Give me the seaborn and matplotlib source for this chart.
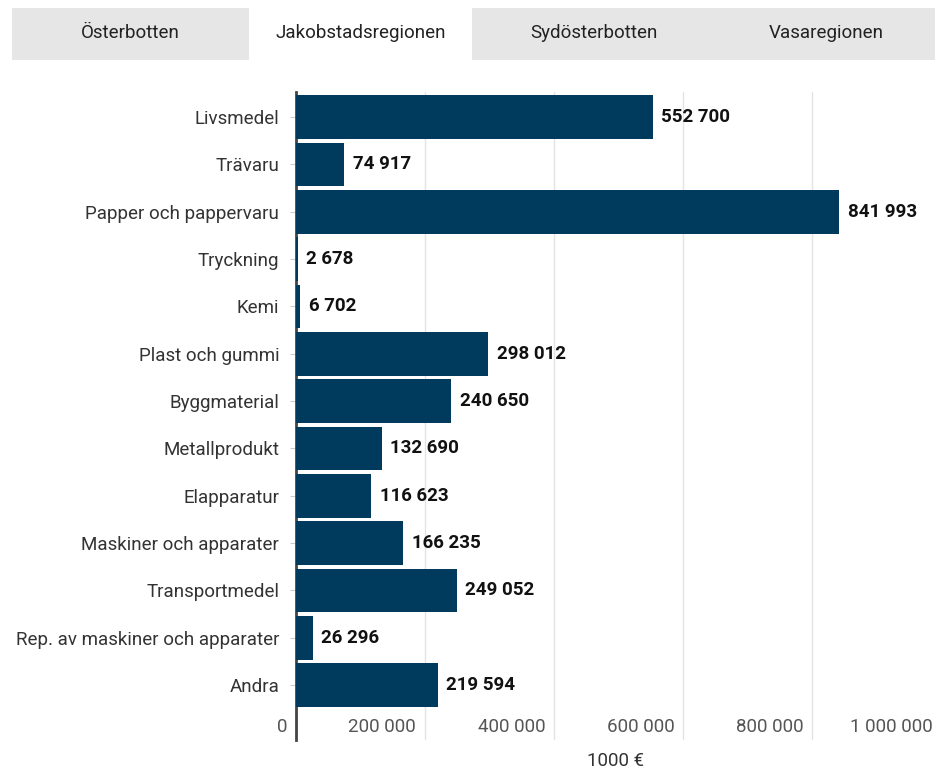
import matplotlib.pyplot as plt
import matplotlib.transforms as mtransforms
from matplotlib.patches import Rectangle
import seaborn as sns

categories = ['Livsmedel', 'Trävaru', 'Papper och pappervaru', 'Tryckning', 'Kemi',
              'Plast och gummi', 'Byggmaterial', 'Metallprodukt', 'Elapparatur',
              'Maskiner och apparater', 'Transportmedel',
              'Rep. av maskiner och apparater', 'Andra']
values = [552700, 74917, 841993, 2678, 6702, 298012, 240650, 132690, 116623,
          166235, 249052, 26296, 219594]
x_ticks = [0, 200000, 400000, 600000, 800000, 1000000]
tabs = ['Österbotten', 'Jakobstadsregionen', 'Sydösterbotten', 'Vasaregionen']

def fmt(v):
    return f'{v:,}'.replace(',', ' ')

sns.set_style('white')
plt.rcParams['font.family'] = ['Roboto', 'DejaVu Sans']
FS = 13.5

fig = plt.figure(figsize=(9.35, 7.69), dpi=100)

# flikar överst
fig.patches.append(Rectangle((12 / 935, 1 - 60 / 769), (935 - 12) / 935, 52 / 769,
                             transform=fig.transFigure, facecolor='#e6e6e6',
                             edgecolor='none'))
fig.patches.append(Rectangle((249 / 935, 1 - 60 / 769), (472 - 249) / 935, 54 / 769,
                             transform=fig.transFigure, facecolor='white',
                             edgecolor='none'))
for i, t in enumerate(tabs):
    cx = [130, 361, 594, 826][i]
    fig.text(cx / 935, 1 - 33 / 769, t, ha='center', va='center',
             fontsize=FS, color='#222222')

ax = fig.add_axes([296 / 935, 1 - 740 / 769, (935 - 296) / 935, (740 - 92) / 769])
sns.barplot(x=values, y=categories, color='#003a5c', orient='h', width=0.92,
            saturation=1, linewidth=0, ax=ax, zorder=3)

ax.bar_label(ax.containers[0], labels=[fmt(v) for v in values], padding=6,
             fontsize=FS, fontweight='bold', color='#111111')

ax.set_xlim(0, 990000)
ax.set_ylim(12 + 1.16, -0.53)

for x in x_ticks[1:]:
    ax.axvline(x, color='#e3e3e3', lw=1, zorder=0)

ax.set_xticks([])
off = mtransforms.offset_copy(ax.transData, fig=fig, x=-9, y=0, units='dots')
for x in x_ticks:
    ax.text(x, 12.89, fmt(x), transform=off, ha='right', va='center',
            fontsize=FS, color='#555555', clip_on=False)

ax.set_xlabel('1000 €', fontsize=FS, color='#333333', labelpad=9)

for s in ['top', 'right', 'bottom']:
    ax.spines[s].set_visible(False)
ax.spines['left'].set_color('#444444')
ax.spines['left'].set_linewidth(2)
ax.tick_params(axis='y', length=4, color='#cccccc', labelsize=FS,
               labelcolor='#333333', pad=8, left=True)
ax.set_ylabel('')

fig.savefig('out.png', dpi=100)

++++

◆ **WHAT THIS TASK INVOLVES**
Go through the listing above and report how many of its lines contain the word "seaborn", with only the number as output.

◆ **ANSWER FOR THE TASK**
2